CHALLENGE:
Transcribe every line exactly and omit anything that is a picture.

* BEGIN SUPPLIED INFORMATION *

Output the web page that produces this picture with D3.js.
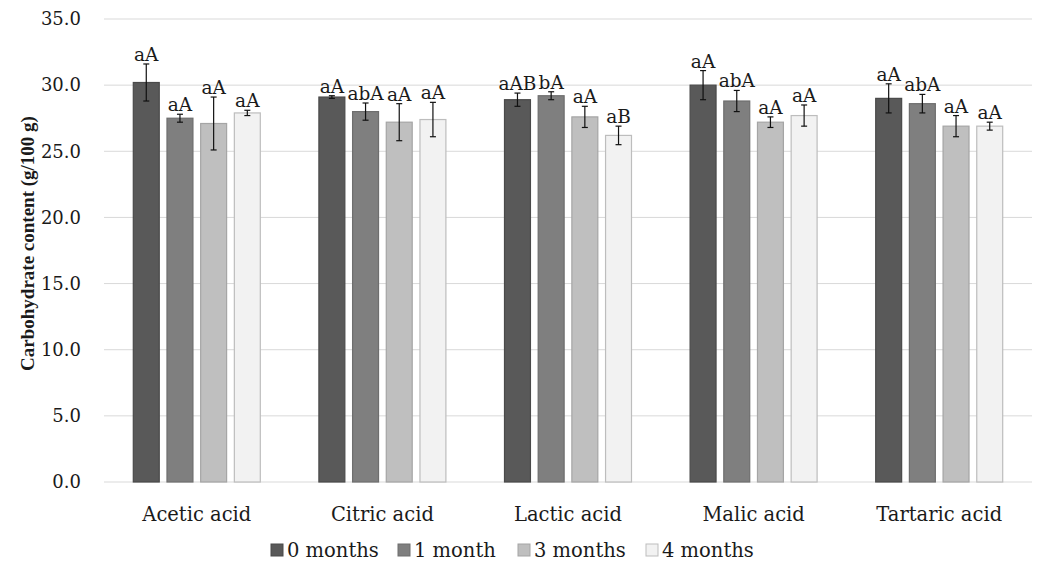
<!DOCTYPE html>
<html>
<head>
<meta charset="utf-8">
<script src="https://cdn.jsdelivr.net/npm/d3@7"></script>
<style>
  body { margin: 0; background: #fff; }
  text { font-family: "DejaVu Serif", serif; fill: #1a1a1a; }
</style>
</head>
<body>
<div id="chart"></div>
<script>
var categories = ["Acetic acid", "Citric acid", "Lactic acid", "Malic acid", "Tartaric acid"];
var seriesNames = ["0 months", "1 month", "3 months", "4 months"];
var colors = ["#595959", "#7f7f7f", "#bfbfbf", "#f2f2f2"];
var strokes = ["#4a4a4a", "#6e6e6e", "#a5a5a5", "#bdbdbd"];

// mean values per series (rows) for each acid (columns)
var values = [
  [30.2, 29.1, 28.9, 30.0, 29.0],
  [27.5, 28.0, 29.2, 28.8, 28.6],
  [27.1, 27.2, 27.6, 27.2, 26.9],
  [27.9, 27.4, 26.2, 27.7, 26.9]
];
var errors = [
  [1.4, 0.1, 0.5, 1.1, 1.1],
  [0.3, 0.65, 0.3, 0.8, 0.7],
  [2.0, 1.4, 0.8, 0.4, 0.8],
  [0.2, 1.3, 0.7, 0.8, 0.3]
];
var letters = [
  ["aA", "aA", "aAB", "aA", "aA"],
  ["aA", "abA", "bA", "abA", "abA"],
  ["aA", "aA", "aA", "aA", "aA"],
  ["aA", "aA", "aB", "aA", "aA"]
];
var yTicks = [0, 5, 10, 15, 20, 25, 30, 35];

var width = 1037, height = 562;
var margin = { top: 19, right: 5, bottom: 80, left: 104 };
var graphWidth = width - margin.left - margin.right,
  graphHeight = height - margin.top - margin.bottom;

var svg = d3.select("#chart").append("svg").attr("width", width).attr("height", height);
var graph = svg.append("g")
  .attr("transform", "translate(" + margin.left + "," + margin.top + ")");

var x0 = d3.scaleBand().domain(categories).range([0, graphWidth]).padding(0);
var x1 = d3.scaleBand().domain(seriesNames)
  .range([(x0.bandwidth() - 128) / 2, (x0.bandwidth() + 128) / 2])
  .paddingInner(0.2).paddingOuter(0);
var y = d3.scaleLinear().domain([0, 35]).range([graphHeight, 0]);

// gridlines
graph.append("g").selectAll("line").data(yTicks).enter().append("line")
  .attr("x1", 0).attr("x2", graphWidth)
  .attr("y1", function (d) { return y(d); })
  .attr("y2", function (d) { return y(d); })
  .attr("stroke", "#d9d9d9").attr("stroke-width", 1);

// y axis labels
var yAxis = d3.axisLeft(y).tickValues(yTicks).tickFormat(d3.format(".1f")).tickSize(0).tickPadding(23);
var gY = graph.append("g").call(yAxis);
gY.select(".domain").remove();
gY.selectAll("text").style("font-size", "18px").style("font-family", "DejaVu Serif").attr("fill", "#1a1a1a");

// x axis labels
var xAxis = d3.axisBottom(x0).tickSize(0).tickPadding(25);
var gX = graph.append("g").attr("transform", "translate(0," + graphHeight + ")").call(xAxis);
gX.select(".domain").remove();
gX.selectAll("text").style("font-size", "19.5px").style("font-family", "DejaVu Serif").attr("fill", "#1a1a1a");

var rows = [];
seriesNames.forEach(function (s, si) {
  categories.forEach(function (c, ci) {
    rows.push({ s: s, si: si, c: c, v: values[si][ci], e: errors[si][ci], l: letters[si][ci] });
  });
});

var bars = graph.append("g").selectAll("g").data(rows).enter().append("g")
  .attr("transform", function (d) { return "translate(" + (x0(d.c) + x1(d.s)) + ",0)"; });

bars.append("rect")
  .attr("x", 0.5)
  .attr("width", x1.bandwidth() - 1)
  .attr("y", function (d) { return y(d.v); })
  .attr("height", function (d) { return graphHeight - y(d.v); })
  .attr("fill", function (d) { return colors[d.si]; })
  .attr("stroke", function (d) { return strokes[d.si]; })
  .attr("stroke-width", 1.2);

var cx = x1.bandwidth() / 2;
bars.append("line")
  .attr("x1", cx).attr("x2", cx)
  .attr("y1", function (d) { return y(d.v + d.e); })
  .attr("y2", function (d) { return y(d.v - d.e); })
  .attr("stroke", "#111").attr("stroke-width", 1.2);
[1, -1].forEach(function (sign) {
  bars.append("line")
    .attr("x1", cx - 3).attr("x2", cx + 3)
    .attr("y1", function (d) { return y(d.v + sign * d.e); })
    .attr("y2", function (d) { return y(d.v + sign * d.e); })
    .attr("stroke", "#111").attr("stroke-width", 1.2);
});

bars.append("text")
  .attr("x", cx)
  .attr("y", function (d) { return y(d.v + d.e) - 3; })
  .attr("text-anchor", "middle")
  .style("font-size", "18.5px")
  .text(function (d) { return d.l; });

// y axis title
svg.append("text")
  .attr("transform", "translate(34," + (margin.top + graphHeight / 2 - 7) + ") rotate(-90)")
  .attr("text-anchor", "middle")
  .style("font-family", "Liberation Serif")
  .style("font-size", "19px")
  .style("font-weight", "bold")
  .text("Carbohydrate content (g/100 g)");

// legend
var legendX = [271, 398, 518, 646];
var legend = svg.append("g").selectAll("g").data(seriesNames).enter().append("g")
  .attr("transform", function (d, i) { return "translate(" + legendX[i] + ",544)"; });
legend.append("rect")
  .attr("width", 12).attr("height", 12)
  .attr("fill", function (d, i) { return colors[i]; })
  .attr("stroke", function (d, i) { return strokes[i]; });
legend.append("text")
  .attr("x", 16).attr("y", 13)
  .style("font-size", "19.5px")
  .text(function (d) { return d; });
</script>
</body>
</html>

* END SUPPLIED INFORMATION *

ANSWER TO THIS PROBLEM:
Output the web page that produces this picture with D3.js.
<!DOCTYPE html>
<html>
<head>
<meta charset="utf-8">
<script src="https://cdn.jsdelivr.net/npm/d3@7"></script>
<style>
  body { margin: 0; background: #fff; }
  text { font-family: "DejaVu Serif", serif; fill: #1a1a1a; }
</style>
</head>
<body>
<div id="chart"></div>
<script>
var categories = ["Acetic acid", "Citric acid", "Lactic acid", "Malic acid", "Tartaric acid"];
var seriesNames = ["0 months", "1 month", "3 months", "4 months"];
var colors = ["#595959", "#7f7f7f", "#bfbfbf", "#f2f2f2"];
var strokes = ["#4a4a4a", "#6e6e6e", "#a5a5a5", "#bdbdbd"];

// mean values per series (rows) for each acid (columns)
var values = [
  [30.2, 29.1, 28.9, 30.0, 29.0],
  [27.5, 28.0, 29.2, 28.8, 28.6],
  [27.1, 27.2, 27.6, 27.2, 26.9],
  [27.9, 27.4, 26.2, 27.7, 26.9]
];
var errors = [
  [1.4, 0.1, 0.5, 1.1, 1.1],
  [0.3, 0.65, 0.3, 0.8, 0.7],
  [2.0, 1.4, 0.8, 0.4, 0.8],
  [0.2, 1.3, 0.7, 0.8, 0.3]
];
var letters = [
  ["aA", "aA", "aAB", "aA", "aA"],
  ["aA", "abA", "bA", "abA", "abA"],
  ["aA", "aA", "aA", "aA", "aA"],
  ["aA", "aA", "aB", "aA", "aA"]
];
var yTicks = [0, 5, 10, 15, 20, 25, 30, 35];

var width = 1037, height = 562;
var margin = { top: 19, right: 5, bottom: 80, left: 104 };
var graphWidth = width - margin.left - margin.right,
  graphHeight = height - margin.top - margin.bottom;

var svg = d3.select("#chart").append("svg").attr("width", width).attr("height", height);
var graph = svg.append("g")
  .attr("transform", "translate(" + margin.left + "," + margin.top + ")");

var x0 = d3.scaleBand().domain(categories).range([0, graphWidth]).padding(0);
var x1 = d3.scaleBand().domain(seriesNames)
  .range([(x0.bandwidth() - 128) / 2, (x0.bandwidth() + 128) / 2])
  .paddingInner(0.2).paddingOuter(0);
var y = d3.scaleLinear().domain([0, 35]).range([graphHeight, 0]);

// gridlines
graph.append("g").selectAll("line").data(yTicks).enter().append("line")
  .attr("x1", 0).attr("x2", graphWidth)
  .attr("y1", function (d) { return y(d); })
  .attr("y2", function (d) { return y(d); })
  .attr("stroke", "#d9d9d9").attr("stroke-width", 1);

// y axis labels
var yAxis = d3.axisLeft(y).tickValues(yTicks).tickFormat(d3.format(".1f")).tickSize(0).tickPadding(23);
var gY = graph.append("g").call(yAxis);
gY.select(".domain").remove();
gY.selectAll("text").style("font-size", "18px").style("font-family", "DejaVu Serif").attr("fill", "#1a1a1a");

// x axis labels
var xAxis = d3.axisBottom(x0).tickSize(0).tickPadding(25);
var gX = graph.append("g").attr("transform", "translate(0," + graphHeight + ")").call(xAxis);
gX.select(".domain").remove();
gX.selectAll("text").style("font-size", "19.5px").style("font-family", "DejaVu Serif").attr("fill", "#1a1a1a");

var rows = [];
seriesNames.forEach(function (s, si) {
  categories.forEach(function (c, ci) {
    rows.push({ s: s, si: si, c: c, v: values[si][ci], e: errors[si][ci], l: letters[si][ci] });
  });
});

var bars = graph.append("g").selectAll("g").data(rows).enter().append("g")
  .attr("transform", function (d) { return "translate(" + (x0(d.c) + x1(d.s)) + ",0)"; });

bars.append("rect")
  .attr("x", 0.5)
  .attr("width", x1.bandwidth() - 1)
  .attr("y", function (d) { return y(d.v); })
  .attr("height", function (d) { return graphHeight - y(d.v); })
  .attr("fill", function (d) { return colors[d.si]; })
  .attr("stroke", function (d) { return strokes[d.si]; })
  .attr("stroke-width", 1.2);

var cx = x1.bandwidth() / 2;
bars.append("line")
  .attr("x1", cx).attr("x2", cx)
  .attr("y1", function (d) { return y(d.v + d.e); })
  .attr("y2", function (d) { return y(d.v - d.e); })
  .attr("stroke", "#111").attr("stroke-width", 1.2);
[1, -1].forEach(function (sign) {
  bars.append("line")
    .attr("x1", cx - 3).attr("x2", cx + 3)
    .attr("y1", function (d) { return y(d.v + sign * d.e); })
    .attr("y2", function (d) { return y(d.v + sign * d.e); })
    .attr("stroke", "#111").attr("stroke-width", 1.2);
});

bars.append("text")
  .attr("x", cx)
  .attr("y", function (d) { return y(d.v + d.e) - 3; })
  .attr("text-anchor", "middle")
  .style("font-size", "18.5px")
  .text(function (d) { return d.l; });

// y axis title
svg.append("text")
  .attr("transform", "translate(34," + (margin.top + graphHeight / 2 - 7) + ") rotate(-90)")
  .attr("text-anchor", "middle")
  .style("font-family", "Liberation Serif")
  .style("font-size", "19px")
  .style("font-weight", "bold")
  .text("Carbohydrate content (g/100 g)");

// legend
var legendX = [271, 398, 518, 646];
var legend = svg.append("g").selectAll("g").data(seriesNames).enter().append("g")
  .attr("transform", function (d, i) { return "translate(" + legendX[i] + ",544)"; });
legend.append("rect")
  .attr("width", 12).attr("height", 12)
  .attr("fill", function (d, i) { return colors[i]; })
  .attr("stroke", function (d, i) { return strokes[i]; });
legend.append("text")
  .attr("x", 16).attr("y", 13)
  .style("font-size", "19.5px")
  .text(function (d) { return d; });
</script>
</body>
</html>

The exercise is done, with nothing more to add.